“Would you help a son take over his dying father’s phone number?”
That was the opening sentence to an email I sent to Mr. Randall Stephenson, Chairman, Chief Executive Officer, and President of AT&T Incorporated, in May of 2018.
Here’s the rest:
I hope you will indulge me for this email as I wish to appeal to you as a person, not just the CEO.
The phone number (270) 669-4229 has been our family phone number dating back to the 60’s. My father has been given 6 months, or less, to live and the number is still in his name with AT&T.
However, he managed to run up a bill of $3,104.00 that was written off by your company and turned over to a collection agency. He filed bankruptcy so I am pretty sure the collection company had to write it off as well.
I want that phone number for purely sentimental reasons but both your sales team and loyalty department (whom have been wonderful) are not able to reinstate the number due to it being written off and cancelled.
I wish to make this my mobile number by porting it over to another provider and I am hoping you can help to make this happen for me. I know this is a most unusual request and I appreciate you taking time to read this.
Thank you for your response sir.
Was I insane? I was asking the CEO of a multi-billion dollar corporation to free up a phone number they had lost thousands of dollars on, so I could have it reassigned to a competing carrier. I felt like it was a waste of my time, but I was determined to not let this number go. I took a deep breath and pressed send.
It shot out of my computer at 6:47 pm. I was blown away when I was awakened the next morning by a call from an executive in the Office of the President, who informed me that Mr. Stephenson told her to make this happen. I got another call that afternoon from yet another executive who was going to personally see to it, as was promised by the first executive. Within a few weeks, I had the number.
Imagine the number of requests, complaints, and business email Mr. Stephenson gets. Yet, this one cut through the noise, even though I suspect someone was screening the letter.
I believe at least part of the success was due to appealing to the person, not the title.
My momma instilled in me that no one was better than me and that I was better than no one. She said “They all put their pants on one leg at a time just like you do.”
In TV News I had the good fortune to work with everyone from the homeless to the rich and famous, and it has taught me one, immutable, universal commonality and that was, momma was right. They are all just people. With rare exception, most everyone was kind and compassionate. When you are approaching anyone for a relationship, in business or in life, remember this: Be a human being first.
I’ve had the privilege of mentoring many young reporters and photographers in TV News. One of their biggest lessons was to first, put themselves in the shoes of those they were putting on camera, and second, to be a journalist. That meant don’t go to a house fire where someone just lost their kids, stick a microphone in their face and ask “How do you feel?” How the hell do you think they feel?! How would you?

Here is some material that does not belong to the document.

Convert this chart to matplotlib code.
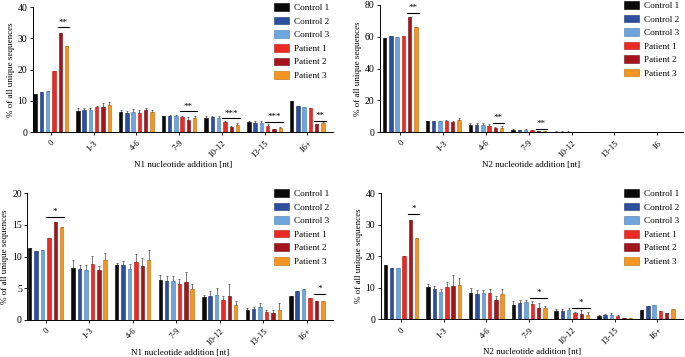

When talking to a fellow human being, whether to make a sale, a friend, or a complaint, remember they are just like you. It will take you so much further. I reached out to the man running a multi-billion dollar corporation to ask a huge favor, and his response reaffirmed my faith in people.
Sadly, my father died within a week of me sending the letter and didn’t live to see me get that number. But thanks tothe kindness of a fellow human being, it will be my number until my number is up.